By Zulqarnain Haider
The marriage between machine learning and mixed integer programming (MIP) has recently been the talk of the town. Researchers around the world are imagining new ways of combining and merging the two powerful fields of machine learning and MIP. The joint session on machine learning and discrete optimization was second in a three-part series spanning multiple days and many speakers. Soon after the session started, the room was filled to capacity. It started with a talk by Anirbit Mukherjee who, dressed in traditional Indian garb, described his recent research in trying to understand the underlying mathematics of neural networks. In a wide-ranging survey of the field, the speaker described his work formalizing the connections between neural networks and sparse coding.
The second speaker, Elias B. Khalil from Georgia Tech, presented his work on machine learning security using integer programming. He introduced binarized neural networks (BNN) and an integer programming-based approach to attack or perturb the BNN to make sure that it predicts incorrectly. By identifying the vulnerabilities of machine learning models through adversarial examples, one could make them robust to “attacks,” an idea distilled in the maxim “attack to protect.” The speaker concluded his talk by asserting that the presented approach, called iProp compares favorably with other state of the art attack algorithms like FGSM.
The third speaker, Giulia Zarpellon from Polytechnique Montréal, spoke about learning new approaches to branch and bound (B&B) more efficiently. She suggested a three-pronged reinforcement learning framework for better defining the state of the B&B tree, the branching policy, and the rewards. She suggested to take context and temporality into account in variable branching. She concluded by describing the computational experiments with 54 heterogenous instances.

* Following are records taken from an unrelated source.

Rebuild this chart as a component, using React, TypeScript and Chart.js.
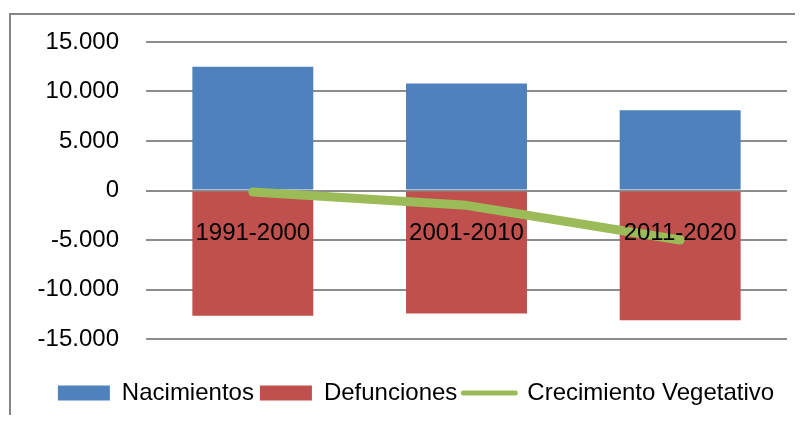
import React, { useEffect, useRef } from "react";
import { Chart, registerables } from "chart.js";

Chart.register(...registerables);

const categories = ["1991-2000", "2001-2010", "2011-2020"];
const nacimientos = [12500, 10800, 8100];
const defunciones = [-12650, -12420, -13100];
const crecimiento = [-150, -1500, -5000];
const yTicks = [-15000, -10000, -5000, 0, 5000, 10000, 15000];

const FONT = "'Liberation Sans', Arial, sans-serif";
const FONT_SIZE = 24;

function fmt(v: number): string {
  const s = Math.abs(v).toString().replace(/\B(?=(\d{3})+(?!\d))/g, ".");
  return (v < 0 ? "-" : "") + s;
}

const framePlugin = {
  id: "frame",
  beforeDraw(chart: any) {
    const { ctx, width, height } = chart;
    ctx.save();
    ctx.strokeStyle = "#868686";
    ctx.lineWidth = 2;
    ctx.strokeRect(2, 6, width - 4, height + 20);
    ctx.restore();
  },
};

// category labels drawn next to the zero line, on top of the marks
const catLabelPlugin = {
  id: "catLabels",
  afterDatasetsDraw(chart: any) {
    const { ctx } = chart;
    const x = chart.scales.x;
    const y = chart.scales.y;
    const y0 = y.getPixelForValue(0);
    ctx.save();
    ctx.fillStyle = "#000";
    ctx.font = `${FONT_SIZE}px ${FONT}`;
    ctx.textAlign = "center";
    ctx.textBaseline = "middle";
    categories.forEach((c, i) => {
      ctx.fillText(c, x.getPixelForValue(i), y0 + 43);
    });
    ctx.restore();
  },
};

export default function App() {
  const ref = useRef<HTMLCanvasElement>(null);
  useEffect(() => {
    document.body.style.overflow = "hidden";
    const chart = new Chart(ref.current!, {
      type: "bar",
      data: {
        labels: categories,
        datasets: [
          {
            label: "Nacimientos",
            data: nacimientos,
            backgroundColor: "#4F81BD",
            grouped: false,
            order: 2,
          } as any,
          {
            label: "Defunciones",
            data: defunciones,
            backgroundColor: "#C0504D",
            grouped: false,
            order: 2,
          } as any,
          {
            type: "line",
            label: "Crecimiento Vegetativo",
            data: crecimiento,
            borderColor: "#9BBB59",
            backgroundColor: "#9BBB59",
            borderWidth: 9,
            borderCapStyle: "round",
            borderJoinStyle: "round",
            pointRadius: 0,
            tension: 0,
            order: 1,
          } as any,
        ],
      },
      options: {
        animation: false,
        responsive: false,
        maintainAspectRatio: false,
        datasets: { bar: { categoryPercentage: 1, barPercentage: 0.566 } } as any,
        layout: { padding: { top: 34, right: 10, bottom: 8, left: 10 } },
        plugins: {
          tooltip: { enabled: false },
          legend: {
            position: "bottom",
            labels: {
              color: "#000",
              font: { family: FONT, size: FONT_SIZE },
              usePointStyle: true,
              pointStyleWidth: 52,
              boxWidth: 52,
              boxHeight: 15,
              padding: 6,
              sort: (a: any, b: any) => a.datasetIndex - b.datasetIndex,
              generateLabels(chart: any) {
                const items = Chart.defaults.plugins.legend.labels.generateLabels(chart);
                return items.map((it: any) => {
                  if (it.datasetIndex === 2) {
                    return { ...it, pointStyle: "line", lineWidth: 5, lineCap: "round", strokeStyle: "#9BBB59" };
                  }
                  return { ...it, pointStyle: "rect", lineWidth: 0 };
                });
              },
            },
          },
        },
        scales: {
          x: {
            afterFit(scale: any) {
              scale.height = 36;
            },
            grid: { display: false, drawTicks: false },
            border: { display: false },
            ticks: { display: false },
          },
          y: {
            min: -15000,
            max: 15000,
            afterFit(scale: any) {
              scale.width = 128;
            },
            afterBuildTicks(scale: any) {
              scale.ticks = yTicks.map((v) => ({ value: v }));
            },
            grid: { color: "#8c8c8c", lineWidth: 2, drawTicks: true, tickLength: 27, tickColor: "rgba(0,0,0,0)" },
            border: { display: false },
            ticks: {
              color: "#000",
              font: { family: FONT, size: FONT_SIZE },
              padding: 0,
              callback: (v: any) => fmt(Number(v)),
            },
          },
          yRightSpace: {
            type: "linear",
            position: "right",
            display: true,
            min: -15000,
            max: 15000,
            afterFit(scale: any) {
              scale.width = 27;
            },
            grid: { display: false, drawTicks: false },
            border: { display: false },
            ticks: { display: false },
          } as any,
        },
      },
      plugins: [framePlugin, catLabelPlugin],
    });
    return () => chart.destroy();
  }, []);
  return (
    <div style={{ width: 795, height: 415, overflow: "hidden", marginBottom: -8 }}>
      <canvas ref={ref} width={816} height={415} style={{ display: "block", width: 816, height: 415 }} />
    </div>
  );
}
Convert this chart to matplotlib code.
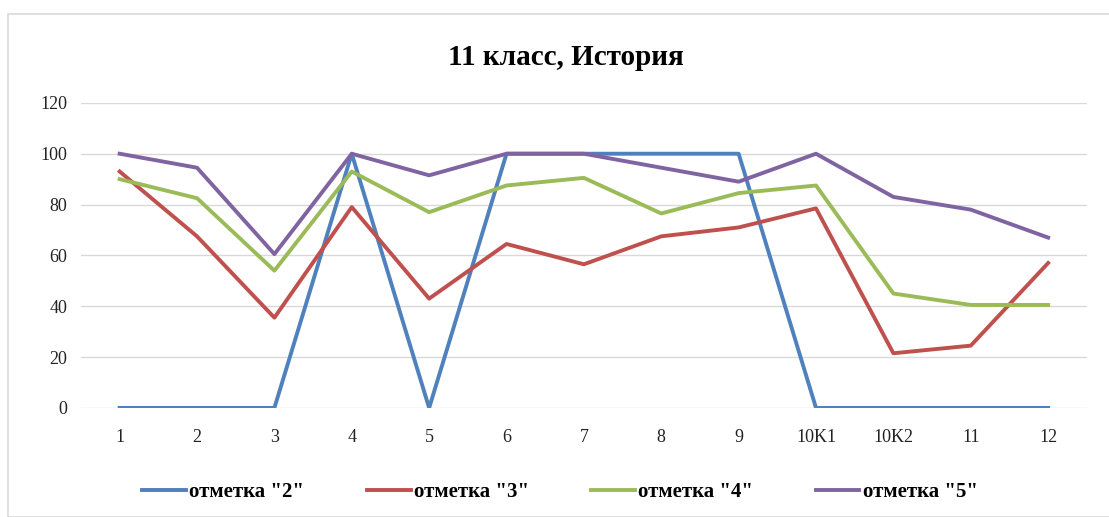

Thiago Serra (pictured), from Carnegie Mellon University was the fourth speaker and the session chair. In a fast-paced talk, he presented his results about the number of linear regions that piecewise linear functions represented by neural networks can attain, both theoretically and empirically. This number could be used to compare different, but similar, neural network configurations. The talk mainly focused on coming up with better bounds on the number of linear regions including a method for exact enumeration of the linear regions by modeling the DNN as a mixed-integer program.
The final speaker of the session, Ellen Vitercik (Carnegie Mellon), talked about algorithm design as a learning problem. She took the case of clustering problem, a special case of combinatorial partitioning problem. The aim of the study was to find an algorithm that is best over a sample of algorithms in a given domain and doing so on firm theoretical foundations.